Филип никогда не болел. Похоже, его целеустремленность и решительность беспардонно господствовали над всеми возможными телесными проблемами. С другой стороны, это не мешало ему на всякий случай держать дома целую аптеку. Даже забавно – он всегда боялся заболеть, но реально никогда не болел. И так было до самого отпуска в Бразилии на Рождество 2007 года, когда его застарелые проблемы с глотанием и несварением стали более ощутимы. Именно тогда я в первый раз подумала, не кроется ли за этим что-то серьезное.
Когда мы вернулись в Лондон, он прошел небольшое обследование, и все вроде было хорошо, но потом он вдруг как-то проснулся в три часа ночи с ощущением, что заболел. Он был белым, как простыня, и ужасно напуган, так что я подумала, что у него сердечный приступ, и вызвала «скорую». Мы приехали в больницу Университетского колледжа и сразу отправились в отделение неотложной помощи, но там никаких сердечных недугов не нашли. В конце концов объяснили все это обезвоживанием, и никому не пришло в голову, что на стыке пищевода и желудка у него уже росла огромная опухоль.
Глядя на четырехлетнюю историю этой болезни, я вижу ее чем-то вроде фотоальбома со снимками, отражающими моменты напряженности, страхов и восстановления после них. Когда я пришла, чтобы забрать его после эндоскопии, он лежал плашмя и лицо у него было пепельного цвета. Он просто сказал: «У меня рак, и дело плохо». Врач оставил ему 50-процентную вероятность выжить.
В эту секунду мир действительно переменился, а меня накрыла волна ужаса. Я еще никогда не слышала о раке пищевода, даже и не знала, что его распространение приобрело эпидемический характер и что без хирургического вмешательства это заболевание вообще не лечится. Я помню, как бежала по больнице в поисках хирурга, которого пригласили, чтобы он посмотрел на опухоль, как умоляла его заместителя, чтобы нас приняли на следующий день.
На первом этапе мы были в замешательстве, потрясении и отчаянных поисках дополнительной информации. Мы уже знали, что нас ждет трехмесячная химиотерапия, но при этом понимали, что она является чем-то вроде генеральной репетиции перед хирургическим вмешательством. Именно тогда и решится: быть или не быть.
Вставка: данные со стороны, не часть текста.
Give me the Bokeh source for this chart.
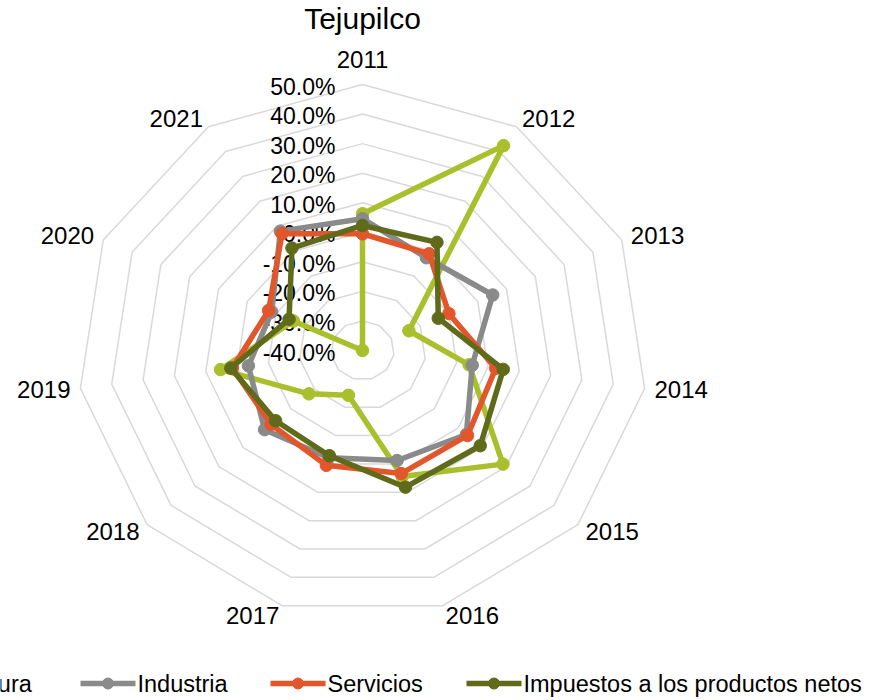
import numpy as np
from bokeh.plotting import figure
from bokeh.models import Range1d, ColumnDataSource
from bokeh.core.properties import value
from bokeh.embed import file_html
from bokeh.resources import INLINE

# ---------------- data ----------------
title = "Tejupilco"
years = ["2011", "2012", "2013", "2014", "2015", "2016", "2017", "2018", "2019", "2020", "2021"]
agricultura = [0.063, 0.424, -0.239, -0.060, 0.187, 0.044, -0.242, -0.176, 0.053, -0.160, -0.400]
industria = [0.046, -0.027, 0.052, -0.050, 0.034, -0.012, -0.022, 0.009, -0.036, -0.085, 0.080]
servicios = [-0.005, -0.011, -0.100, 0.025, 0.039, 0.034, 0.005, -0.018, 0.015, -0.074, 0.070]
impuestos = [0.023, 0.035, -0.137, 0.049, 0.092, 0.082, -0.029, -0.037, 0.020, -0.145, 0.012]
series_names = ["Agricultura", "Industria", "Servicios", "Impuestos a los productos netos"]
tick_values = [-0.4, -0.3, -0.2, -0.1, 0.0, 0.1, 0.2, 0.3, 0.4, 0.5]
tick_labels = ["-40.0%", "-30.0%", "-20.0%", "-10.0%", "0.0%", "10.0%", "20.0%", "30.0%", "40.0%", "50.0%"]

# ---------------- style / layout ----------------
colors = ["#A9BF2C", "#8A8A8A", "#E2562B", "#5F6B1B"]
FONT = "Liberation Sans"
W, H = 876, 698
CX, CY = 362.0, 350.0      # centre of the radar (page pixels)
RX, RY = 285.0, 266.0      # outer radius, horizontal / vertical
RMIN, RMAX = tick_values[0], tick_values[-1]

p = figure(width=W, height=H, output_backend="svg", toolbar_location=None,
           x_range=Range1d(0, W), y_range=Range1d(H, 0),
           min_border=0, outline_line_color=None, background_fill_color="white")
p.axis.visible = False
p.grid.visible = False

n = len(years)
ang = 2 * np.pi * np.arange(n) / n
sin_a, cos_a = np.sin(ang), np.cos(ang)


def to_xy(vals):
    r = (np.asarray(vals, dtype=float) - RMIN) / (RMAX - RMIN)
    return CX + RX * r * sin_a, CY - RY * r * cos_a


# grid rings
for tv in tick_values[1:]:
    r = (tv - RMIN) / (RMAX - RMIN)
    xs = list(CX + RX * r * sin_a) + [CX]
    ys = list(CY - RY * r * cos_a) + [CY - RY * r]
    p.line(xs, ys, line_color="#D9D9D9", line_width=1.5)

# radial tick labels
tick_y = [CY - RY * (tv - RMIN) / (RMAX - RMIN) + 2 for tv in tick_values]
p.text(x=[335] * len(tick_labels), y=tick_y, text=tick_labels, text_align="right",
       text_baseline="middle", text_font=value(FONT), text_font_size="23px", text_color="#000000")

# category labels
lab_x, lab_y, aligns, bases = [], [], [], []
for k in range(n):
    top = cos_a[k] > 0.95
    pad = 17 if top else 10
    lab_x.append(CX + (RX + pad) * sin_a[k])
    lab_y.append(CY - (RY + pad) * cos_a[k])
    aligns.append("center" if abs(sin_a[k]) < 0.1 else ("left" if sin_a[k] > 0 else "right"))
    bases.append("bottom" if top else "middle")
cat_src = ColumnDataSource(dict(x=lab_x, y=lab_y, t=years, a=aligns, b=bases))
p.text(x="x", y="y", text="t", text_align="a", text_baseline="b", source=cat_src,
       text_font=value(FONT), text_font_size="24px", text_color="#000000")

# series
all_series = [agricultura, industria, servicios, impuestos]
for vals, col in zip(all_series, colors):
    xs, ys = to_xy(vals)
    p.line(list(xs) + [xs[0]], list(ys) + [ys[0]], line_color=col, line_width=5.5,
           line_join="round")
    p.scatter(xs, ys, size=12.5, marker="circle", fill_color=col, line_color=col)

# title
p.text(x=[CX], y=[18], text=[title], text_align="center", text_baseline="middle",
       text_font=value(FONT), text_font_size="30px", text_color="#000000")

# legend (first entry is cut at the left edge, as in the reference)
leg_line_x = [-138, 80, 270, 466]
LEG_Y = 683
for lx, name, col in zip(leg_line_x, series_names, colors):
    p.line([lx, lx + 55], [LEG_Y, LEG_Y], line_color=col, line_width=5.5)
    p.scatter([lx + 27.5], [LEG_Y], size=11, marker="circle", fill_color=col, line_color=col)
    p.text(x=[lx + 57], y=[LEG_Y], text=[name], text_align="left", text_baseline="middle",
           text_font=value(FONT), text_font_size="23.5px", text_color="#000000")

open("out.html", "w").write(file_html(p, INLINE))
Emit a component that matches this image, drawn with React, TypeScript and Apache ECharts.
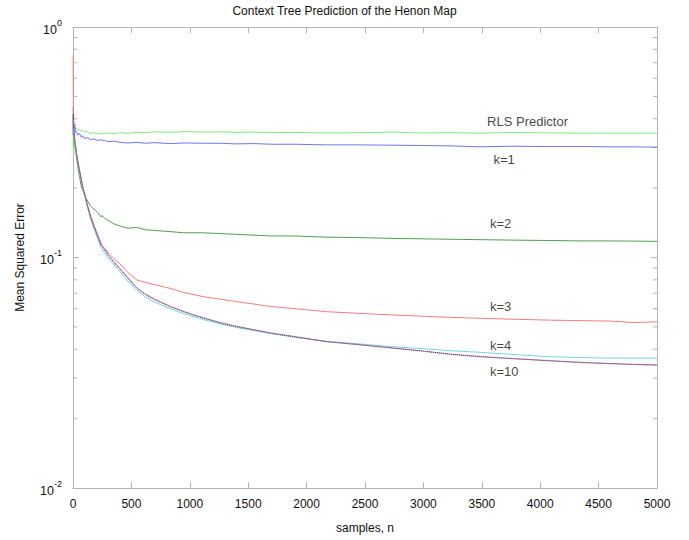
import React, { useEffect, useRef } from "react";
import * as echarts from "echarts";

const samples = [1, 3, 6, 10, 15, 20, 30, 40, 55, 70, 85, 100, 120, 150, 180, 210, 240, 250, 270, 300, 350, 400, 470, 545, 620, 700, 830, 950, 1116, 1260, 1400, 1550, 1700, 1900, 2170, 2450, 2740, 3000, 3230, 3485, 3750, 4080, 4350, 4600, 4800, 5000];

const rlsValues = [0.30, 0.42, 0.28, 0.33, 0.37, 0.36, 0.365, 0.355, 0.36, 0.352, 0.356, 0.35, 0.352, 0.345, 0.348, 0.343, 0.346, 0.344, 0.345, 0.347, 0.344, 0.348, 0.346, 0.35, 0.348, 0.351, 0.349, 0.352, 0.35, 0.351, 0.349, 0.35, 0.348, 0.349, 0.347, 0.348, 0.35, 0.347, 0.348, 0.346, 0.349, 0.347, 0.346, 0.346, 0.346, 0.346];

const k1Values = [0.34, 0.40, 0.37, 0.36, 0.38, 0.35, 0.35, 0.34, 0.345, 0.333, 0.337, 0.328, 0.332, 0.325, 0.327, 0.322, 0.325, 0.321, 0.322, 0.318, 0.32, 0.316, 0.314, 0.316, 0.313, 0.315, 0.312, 0.314, 0.313, 0.313, 0.311, 0.312, 0.31, 0.31, 0.308, 0.308, 0.307, 0.306, 0.305, 0.302, 0.304, 0.303, 0.303, 0.302, 0.302, 0.301];

const k2Values = [0.45, 0.38, 0.34, 0.32, 0.31, 0.30, 0.27, 0.25, 0.225, 0.205, 0.195, 0.185, 0.178, 0.167, 0.162, 0.157, 0.15, 0.152, 0.148, 0.145, 0.14, 0.137, 0.134, 0.135, 0.132, 0.131, 0.1295, 0.128, 0.128, 0.127, 0.126, 0.125, 0.124, 0.124, 0.1225, 0.122, 0.121, 0.1205, 0.12, 0.1195, 0.119, 0.1185, 0.118, 0.118, 0.1178, 0.1175];

const k3Values = [0.75, 0.48, 0.40, 0.36, 0.33, 0.31, 0.285, 0.265, 0.24, 0.22, 0.20, 0.19, 0.172, 0.152, 0.138, 0.126, 0.116, 0.112, 0.11, 0.105, 0.099, 0.094, 0.086, 0.08, 0.078, 0.0762, 0.0735, 0.0705, 0.0676, 0.066, 0.0643, 0.0628, 0.0612, 0.06, 0.0582, 0.0572, 0.0563, 0.0556, 0.055, 0.0545, 0.054, 0.0535, 0.0532, 0.053, 0.0522, 0.0526];

const k4Values = [0.38, 0.40, 0.35, 0.335, 0.315, 0.30, 0.28, 0.26, 0.235, 0.215, 0.198, 0.185, 0.168, 0.147, 0.133, 0.121, 0.110, 0.109, 0.105, 0.099, 0.093, 0.087, 0.079, 0.072, 0.0675, 0.064, 0.06, 0.057, 0.0538, 0.0515, 0.0497, 0.0482, 0.0467, 0.0451, 0.0433, 0.0422, 0.041, 0.0402, 0.0394, 0.0388, 0.038, 0.0371, 0.0368, 0.0366, 0.0366, 0.0366];

const k5Values = [0.36, 0.41, 0.37, 0.345, 0.322, 0.307, 0.285, 0.263, 0.24, 0.219, 0.201, 0.189, 0.171, 0.151, 0.137, 0.125, 0.114, 0.112, 0.109, 0.103, 0.096, 0.09, 0.082, 0.074, 0.0695, 0.066, 0.0615, 0.0583, 0.0548, 0.0522, 0.0503, 0.0486, 0.047, 0.0454, 0.0432, 0.0419, 0.0405, 0.0393, 0.0381, 0.0372, 0.0365, 0.0357, 0.0351, 0.0347, 0.0344, 0.0342];

const k10Values = [0.40, 0.42, 0.36, 0.34, 0.32, 0.305, 0.283, 0.262, 0.238, 0.218, 0.20, 0.188, 0.17, 0.15, 0.136, 0.124, 0.113, 0.111, 0.108, 0.102, 0.095, 0.089, 0.081, 0.0735, 0.069, 0.0655, 0.0612, 0.058, 0.0545, 0.052, 0.0501, 0.0485, 0.0469, 0.0452, 0.0431, 0.0418, 0.0404, 0.0392, 0.038, 0.0371, 0.0364, 0.0356, 0.035, 0.0346, 0.0343, 0.0341];

const xTicks = [0, 500, 1000, 1500, 2000, 2500, 3000, 3500, 4000, 4500, 5000];
const minorTickValues = [0.02, 0.03, 0.04, 0.05, 0.06, 0.07, 0.08, 0.09, 0.2, 0.3, 0.4, 0.5, 0.6, 0.7, 0.8, 0.9];

const annotationTexts = ["RLS Predictor", "k=1", "k=2", "k=3", "k=4", "k=10"];
const annotationN = [3545, 3600, 3570, 3570, 3570, 3570];
const annotationValues = [0.391, 0.267, 0.141, 0.0616, 0.0417, 0.0319];

const FONT = "'Liberation Sans', Arial, Helvetica, sans-serif";
const AXIS_COLOR = "#b4b4b4";

function pairs(vals: number[]) {
  return samples.map((n, i) => [n, vals[i]]);
}

export default function App() {
  const ref = useRef<HTMLDivElement>(null);
  useEffect(() => {
    if (!ref.current) return;
    const chart = echarts.init(ref.current, undefined, { renderer: "svg" });
    const lineSeries = (name: string, vals: number[], color: string, type: any = "solid", z = 2) => ({
      name,
      type: "line",
      data: pairs(vals),
      showSymbol: false,
      symbol: "none",
      silent: true,
      z,
      lineStyle: { width: 1, color, type },
    });
    const option: any = {
      animation: false,
      backgroundColor: "#ffffff",
      textStyle: { fontFamily: FONT },
      title: {
        text: "Context Tree Prediction of the Henon Map",
        left: "center",
        top: 0,
        textStyle: { fontFamily: FONT, fontSize: 12, fontWeight: "normal", color: "#111" },
      },
      grid: { left: 73, right: 32, top: 27, bottom: 52 },
      xAxis: [
        {
          type: "value",
          min: 0,
          max: 5000,
          interval: 500,
          position: "bottom",
          name: "samples, n",
          nameLocation: "middle",
          nameGap: 34,
          nameTextStyle: { fontFamily: FONT, fontSize: 12, color: "#111" },
          axisLine: { show: true, onZero: false, lineStyle: { color: AXIS_COLOR, width: 1 } },
          axisTick: { show: true, inside: true, length: 6, lineStyle: { color: AXIS_COLOR } },
          axisLabel: {
            show: true,
            margin: 10,
            fontFamily: FONT,
            fontSize: 12,
            color: "#111",
            formatter: (v: number) => (xTicks.includes(v) ? String(v) : ""),
          },
          splitLine: { show: false },
        },
        {
          type: "value",
          min: 0,
          max: 5000,
          interval: 500,
          position: "top",
          axisLine: { show: true, onZero: false, lineStyle: { color: AXIS_COLOR, width: 1 } },
          axisTick: { show: true, inside: true, length: 6, lineStyle: { color: AXIS_COLOR } },
          axisLabel: { show: false },
          splitLine: { show: false },
        },
      ],
      yAxis: [
        {
          type: "log",
          logBase: 10,
          min: 0.01,
          max: 1,
          position: "left",
          name: "Mean Squared Error",
          nameLocation: "middle",
          nameRotate: 90,
          nameGap: 47,
          nameTextStyle: { fontFamily: FONT, fontSize: 12, color: "#111" },
          axisLine: { show: true, onZero: false, lineStyle: { color: AXIS_COLOR, width: 1 } },
          axisTick: { show: true, inside: true, length: 6, lineStyle: { color: AXIS_COLOR } },
          axisLabel: {
            show: true,
            margin: 11,
            formatter: (v: number) => `{b|10}{s|${Math.round(Math.log10(v))}}`,
            rich: {
              b: { fontFamily: FONT, fontSize: 12.5, color: "#111", lineHeight: 18, verticalAlign: "bottom" },
              s: { fontFamily: FONT, fontSize: 9, color: "#111", lineHeight: 18, verticalAlign: "top" },
            },
          },
          splitLine: { show: false },
        },
        {
          type: "log",
          logBase: 10,
          min: 0.01,
          max: 1,
          position: "right",
          axisLine: { show: true, onZero: false, lineStyle: { color: AXIS_COLOR, width: 1 } },
          axisTick: { show: true, inside: true, length: 6, lineStyle: { color: AXIS_COLOR } },
          axisLabel: { show: false },
          splitLine: { show: false },
        },
      ],
      series: [
        {
          type: "custom",
          silent: true,
          xAxisIndex: 0,
          yAxisIndex: 0,
          clip: false,
          data: minorTickValues.map((v) => [0, v]),
          renderItem: (params: any, api: any) => {
            const p = api.coord([0, api.value(1)]);
            const cs = params.coordSys;
            return {
              type: "group",
              children: [
                { type: "line", shape: { x1: cs.x, y1: p[1], x2: cs.x + 4, y2: p[1] }, style: { stroke: AXIS_COLOR, lineWidth: 1 } },
                { type: "line", shape: { x1: cs.x + cs.width - 4, y1: p[1], x2: cs.x + cs.width, y2: p[1] }, style: { stroke: AXIS_COLOR, lineWidth: 1 } },
              ],
            };
          },
        },
        lineSeries("RLS Predictor", rlsValues, "#7ced7c"),
        lineSeries("k=1", k1Values, "#7272f6"),
        lineSeries("k=2", k2Values, "#4f9f4f"),
        lineSeries("k=3", k3Values, "#f77b7b"),
        lineSeries("k=4", k4Values, "#6fd6e6"),
        lineSeries("k=5", k5Values, "#c47ad0", "solid", 3),
        lineSeries("k=10", k10Values, "#5a4a3a", "dotted", 4),
        {
          type: "scatter",
          silent: true,
          symbolSize: 0,
          data: annotationTexts.map((t, i) => [annotationN[i], annotationValues[i], t]),
          label: {
            show: true,
            position: "right",
            distance: 0,
            fontFamily: FONT,
            fontSize: 13,
            color: "#111",
            formatter: (p: any) => p.value[2],
          },
        },
      ],
    };
    chart.setOption(option);
    return () => chart.dispose();
  }, []);
  return <div ref={ref} style={{ position: "fixed", left: 0, top: 0, width: 689, height: 540 }} />;
}
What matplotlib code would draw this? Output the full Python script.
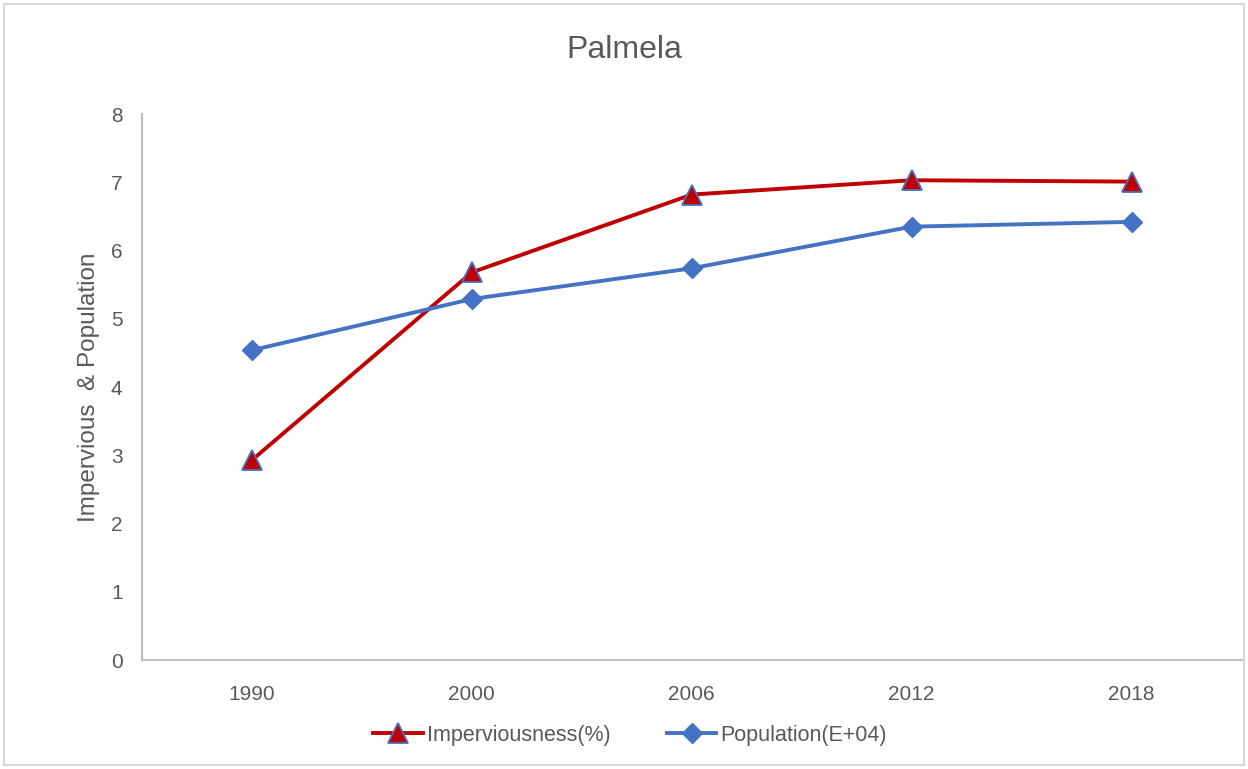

Перед нами стояло ответственное решение – выбор подходящего хирурга и хорошей клиники. В некотором смысле, эта роскошная привилегия, право выбора, и стала причиной нашей гибели. Если бы мы просто обратились в местную больницу, где Филипу без затей полностью удалили бы весь пищевод, вполне возможно, он был бы сейчас жив.
Знали бы мы тогда о профессоре Майке Гриффине, создавшем в Ньюкасле клинику мирового класса, все тоже повернулось бы совсем по-другому. Но мы тогда не располагали никакой информацией о продвинутых онкологических центрах где-либо в Великобритании, и почти все авторитеты среди практикующих медиков и правительственных чиновников единогласно указали нам на Америку.
Филип любил ездить в Америку. Я к этому была менее привычна, меня смущали не столько медицинские проблемы, сколько бытовые. Я понимала, что значит приходить в себя после такой серьезной операции, если тебя не окружают семья и друзья. Однако после ознакомительной поездки мы все-таки остановились на Америке.
Масштаб Онкологического центра памяти Слоуна – Кеттеринга, высочайший уровень компетентности, установленный как норма в этой больнице, – все это не могло не внушать уважения. Тем не менее, когда Филип исчез за дверьми операционной, мне пришлось сидеть семь часов в кафе поблизости, не имея никакой информации о том, что там происходит. Это были самые долгие семь часов в моей жизни. Я по пыталась успокоить нервы, заходя в молитвенные помещения всех основных религий, раскиданные по кварталам вокруг онкоцентра, но вместо религиозных чувств меня не отпускали мысли о самой худшей развязке.
В конце концов мне сказали, что операция завершена и что с Филипом все в порядке. Это было как дантовы круги ада, но только в обратном порядке. Пару часов мне пришлось просидеть в комнате ожидания рядом с реанимацией, пока хирург не смог наконец меня принять.
Мюррей Бреннан выглядел усталым, его комбинезон был забрызган кровью. Операция прошла удачно, но у него были проблемы со сшиванием того, что у Филипа осталось от желудка. Он сказал, что к концу операции он уже был готов перепилить Филипу ребра, сделать еще один разрез и на открытом поле сшить желудок и пищевод, но в конце концов ему удалось завершить операцию так, как она и задумывалась, то есть в менее травматичном варианте. Что-то меня смутило в этом рассказе. Я никогда не говорила об этом Филипу, но ведь это факт – опухоль возродилась на том же самом месте.